Task directions: Each entry below must be repeated exactly, with pictures left out.

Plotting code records
# # # # #
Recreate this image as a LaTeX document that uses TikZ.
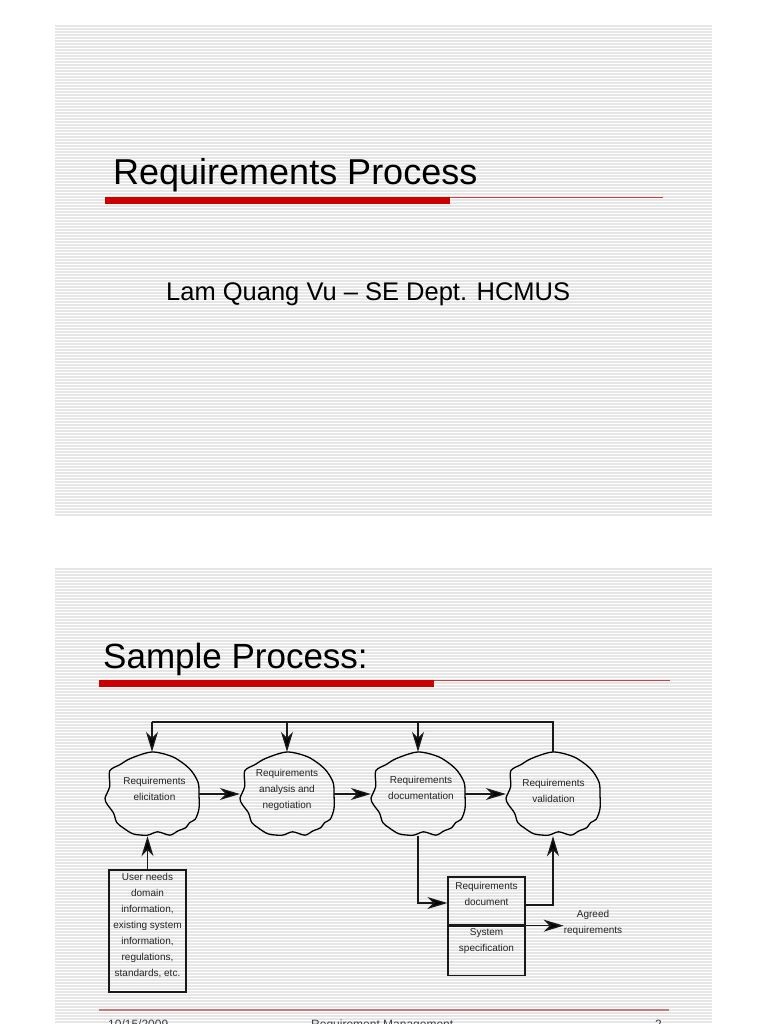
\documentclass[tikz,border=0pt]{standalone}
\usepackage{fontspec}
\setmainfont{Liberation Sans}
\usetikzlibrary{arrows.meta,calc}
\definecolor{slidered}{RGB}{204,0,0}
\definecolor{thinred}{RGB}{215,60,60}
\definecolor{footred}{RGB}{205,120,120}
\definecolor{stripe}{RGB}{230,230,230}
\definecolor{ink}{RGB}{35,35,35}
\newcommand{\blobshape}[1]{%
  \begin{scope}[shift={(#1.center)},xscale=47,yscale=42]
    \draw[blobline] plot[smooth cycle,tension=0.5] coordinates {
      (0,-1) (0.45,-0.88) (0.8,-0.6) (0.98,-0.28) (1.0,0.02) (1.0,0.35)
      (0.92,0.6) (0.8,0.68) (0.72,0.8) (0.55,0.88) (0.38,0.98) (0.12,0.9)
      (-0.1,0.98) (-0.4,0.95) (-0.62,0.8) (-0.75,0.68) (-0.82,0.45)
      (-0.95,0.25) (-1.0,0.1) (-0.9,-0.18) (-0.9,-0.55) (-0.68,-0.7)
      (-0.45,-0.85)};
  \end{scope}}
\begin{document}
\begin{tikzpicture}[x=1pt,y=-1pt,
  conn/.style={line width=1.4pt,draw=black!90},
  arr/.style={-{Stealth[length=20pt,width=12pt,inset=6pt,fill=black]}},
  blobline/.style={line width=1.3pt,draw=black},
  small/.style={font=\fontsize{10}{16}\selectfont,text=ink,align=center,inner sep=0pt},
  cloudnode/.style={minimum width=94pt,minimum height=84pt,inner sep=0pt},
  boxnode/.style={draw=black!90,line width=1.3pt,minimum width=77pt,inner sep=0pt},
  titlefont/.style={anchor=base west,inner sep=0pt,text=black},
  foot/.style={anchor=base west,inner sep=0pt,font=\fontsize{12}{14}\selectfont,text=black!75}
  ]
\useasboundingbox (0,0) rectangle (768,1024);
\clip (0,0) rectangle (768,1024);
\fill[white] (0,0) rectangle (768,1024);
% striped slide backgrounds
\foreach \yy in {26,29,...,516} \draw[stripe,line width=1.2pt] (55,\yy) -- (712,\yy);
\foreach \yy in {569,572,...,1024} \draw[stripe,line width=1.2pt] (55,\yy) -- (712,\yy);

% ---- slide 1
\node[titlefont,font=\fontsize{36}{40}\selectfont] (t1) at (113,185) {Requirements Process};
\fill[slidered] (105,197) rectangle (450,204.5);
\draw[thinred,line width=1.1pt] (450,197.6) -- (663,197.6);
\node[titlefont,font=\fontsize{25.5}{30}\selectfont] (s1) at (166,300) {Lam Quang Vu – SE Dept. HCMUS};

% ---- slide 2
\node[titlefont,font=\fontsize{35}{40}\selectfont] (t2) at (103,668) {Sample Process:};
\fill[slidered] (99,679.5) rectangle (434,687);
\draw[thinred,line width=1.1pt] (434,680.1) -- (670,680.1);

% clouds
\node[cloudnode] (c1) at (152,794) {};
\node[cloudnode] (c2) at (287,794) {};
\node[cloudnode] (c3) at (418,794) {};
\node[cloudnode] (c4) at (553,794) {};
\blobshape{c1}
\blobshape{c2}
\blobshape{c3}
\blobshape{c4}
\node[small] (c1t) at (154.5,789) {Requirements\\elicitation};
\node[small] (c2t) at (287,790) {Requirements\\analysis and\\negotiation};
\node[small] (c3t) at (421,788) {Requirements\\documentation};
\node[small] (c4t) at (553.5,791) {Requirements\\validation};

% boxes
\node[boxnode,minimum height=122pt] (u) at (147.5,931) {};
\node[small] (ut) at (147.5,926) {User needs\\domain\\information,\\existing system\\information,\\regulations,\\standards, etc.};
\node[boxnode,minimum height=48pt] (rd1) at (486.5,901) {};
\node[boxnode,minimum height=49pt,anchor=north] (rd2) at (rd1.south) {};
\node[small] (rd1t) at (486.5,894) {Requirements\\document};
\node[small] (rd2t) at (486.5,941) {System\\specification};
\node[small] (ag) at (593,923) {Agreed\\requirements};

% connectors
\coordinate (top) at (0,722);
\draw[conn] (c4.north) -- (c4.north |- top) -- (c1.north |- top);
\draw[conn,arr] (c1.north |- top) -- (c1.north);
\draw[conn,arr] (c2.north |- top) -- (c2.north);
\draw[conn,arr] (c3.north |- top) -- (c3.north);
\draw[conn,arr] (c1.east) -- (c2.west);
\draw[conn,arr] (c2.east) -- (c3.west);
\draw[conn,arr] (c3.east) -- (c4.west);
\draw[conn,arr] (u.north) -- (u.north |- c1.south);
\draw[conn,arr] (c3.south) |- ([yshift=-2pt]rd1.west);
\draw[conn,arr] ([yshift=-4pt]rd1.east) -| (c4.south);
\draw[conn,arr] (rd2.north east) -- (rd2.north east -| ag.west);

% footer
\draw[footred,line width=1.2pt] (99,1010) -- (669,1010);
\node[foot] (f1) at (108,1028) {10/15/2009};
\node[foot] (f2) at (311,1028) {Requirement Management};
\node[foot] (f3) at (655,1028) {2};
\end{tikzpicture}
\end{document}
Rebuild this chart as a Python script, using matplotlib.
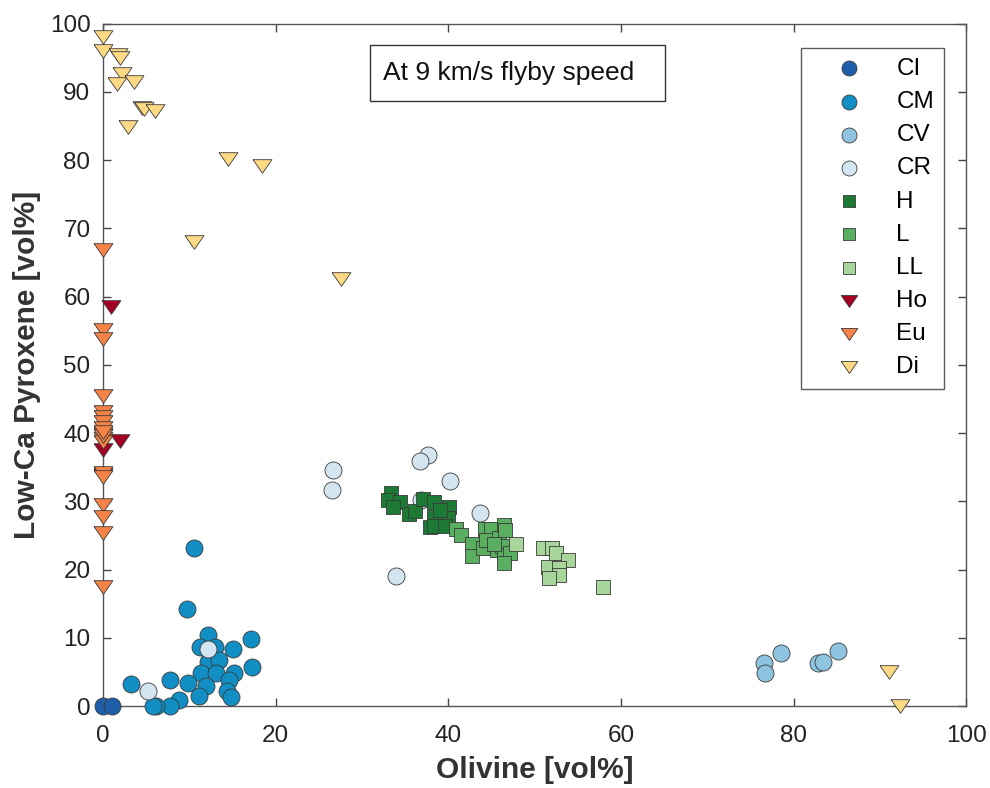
# # # # #
Exercise output:
Recreate this image as a LaTeX document that uses TikZ.
\documentclass[tikz,border=0pt]{standalone}
\usepackage{fontspec}
\setmainfont{Liberation Sans}
\usetikzlibrary{arrows.meta,calc}
\definecolor{slidered}{RGB}{204,0,0}
\definecolor{thinred}{RGB}{215,60,60}
\definecolor{footred}{RGB}{205,120,120}
\definecolor{stripe}{RGB}{230,230,230}
\definecolor{ink}{RGB}{35,35,35}
\newcommand{\blobshape}[1]{%
  \begin{scope}[shift={(#1.center)},xscale=47,yscale=42]
    \draw[blobline] plot[smooth cycle,tension=0.5] coordinates {
      (0,-1) (0.45,-0.88) (0.8,-0.6) (0.98,-0.28) (1.0,0.02) (1.0,0.35)
      (0.92,0.6) (0.8,0.68) (0.72,0.8) (0.55,0.88) (0.38,0.98) (0.12,0.9)
      (-0.1,0.98) (-0.4,0.95) (-0.62,0.8) (-0.75,0.68) (-0.82,0.45)
      (-0.95,0.25) (-1.0,0.1) (-0.9,-0.18) (-0.9,-0.55) (-0.68,-0.7)
      (-0.45,-0.85)};
  \end{scope}}
\begin{document}
\begin{tikzpicture}[x=1pt,y=-1pt,
  conn/.style={line width=1.4pt,draw=black!90},
  arr/.style={-{Stealth[length=20pt,width=12pt,inset=6pt,fill=black]}},
  blobline/.style={line width=1.3pt,draw=black},
  small/.style={font=\fontsize{10}{16}\selectfont,text=ink,align=center,inner sep=0pt},
  cloudnode/.style={minimum width=94pt,minimum height=84pt,inner sep=0pt},
  boxnode/.style={draw=black!90,line width=1.3pt,minimum width=77pt,inner sep=0pt},
  titlefont/.style={anchor=base west,inner sep=0pt,text=black},
  foot/.style={anchor=base west,inner sep=0pt,font=\fontsize{12}{14}\selectfont,text=black!75}
  ]
\useasboundingbox (0,0) rectangle (768,1024);
\clip (0,0) rectangle (768,1024);
\fill[white] (0,0) rectangle (768,1024);
% striped slide backgrounds
\foreach \yy in {26,29,...,516} \draw[stripe,line width=1.2pt] (55,\yy) -- (712,\yy);
\foreach \yy in {569,572,...,1024} \draw[stripe,line width=1.2pt] (55,\yy) -- (712,\yy);

% ---- slide 1
\node[titlefont,font=\fontsize{36}{40}\selectfont] (t1) at (113,185) {Requirements Process};
\fill[slidered] (105,197) rectangle (450,204.5);
\draw[thinred,line width=1.1pt] (450,197.6) -- (663,197.6);
\node[titlefont,font=\fontsize{25.5}{30}\selectfont] (s1) at (166,300) {Lam Quang Vu – SE Dept. HCMUS};

% ---- slide 2
\node[titlefont,font=\fontsize{35}{40}\selectfont] (t2) at (103,668) {Sample Process:};
\fill[slidered] (99,679.5) rectangle (434,687);
\draw[thinred,line width=1.1pt] (434,680.1) -- (670,680.1);

% clouds
\node[cloudnode] (c1) at (152,794) {};
\node[cloudnode] (c2) at (287,794) {};
\node[cloudnode] (c3) at (418,794) {};
\node[cloudnode] (c4) at (553,794) {};
\blobshape{c1}
\blobshape{c2}
\blobshape{c3}
\blobshape{c4}
\node[small] (c1t) at (154.5,789) {Requirements\\elicitation};
\node[small] (c2t) at (287,790) {Requirements\\analysis and\\negotiation};
\node[small] (c3t) at (421,788) {Requirements\\documentation};
\node[small] (c4t) at (553.5,791) {Requirements\\validation};

% boxes
\node[boxnode,minimum height=122pt] (u) at (147.5,931) {};
\node[small] (ut) at (147.5,926) {User needs\\domain\\information,\\existing system\\information,\\regulations,\\standards, etc.};
\node[boxnode,minimum height=48pt] (rd1) at (486.5,901) {};
\node[boxnode,minimum height=49pt,anchor=north] (rd2) at (rd1.south) {};
\node[small] (rd1t) at (486.5,894) {Requirements\\document};
\node[small] (rd2t) at (486.5,941) {System\\specification};
\node[small] (ag) at (593,923) {Agreed\\requirements};

% connectors
\coordinate (top) at (0,722);
\draw[conn] (c4.north) -- (c4.north |- top) -- (c1.north |- top);
\draw[conn,arr] (c1.north |- top) -- (c1.north);
\draw[conn,arr] (c2.north |- top) -- (c2.north);
\draw[conn,arr] (c3.north |- top) -- (c3.north);
\draw[conn,arr] (c1.east) -- (c2.west);
\draw[conn,arr] (c2.east) -- (c3.west);
\draw[conn,arr] (c3.east) -- (c4.west);
\draw[conn,arr] (u.north) -- (u.north |- c1.south);
\draw[conn,arr] (c3.south) |- ([yshift=-2pt]rd1.west);
\draw[conn,arr] ([yshift=-4pt]rd1.east) -| (c4.south);
\draw[conn,arr] (rd2.north east) -- (rd2.north east -| ag.west);

% footer
\draw[footred,line width=1.2pt] (99,1010) -- (669,1010);
\node[foot] (f1) at (108,1028) {10/15/2009};
\node[foot] (f2) at (311,1028) {Requirement Management};
\node[foot] (f3) at (655,1028) {2};
\end{tikzpicture}
\end{document}
Rebuild this chart as a Python script, using matplotlib.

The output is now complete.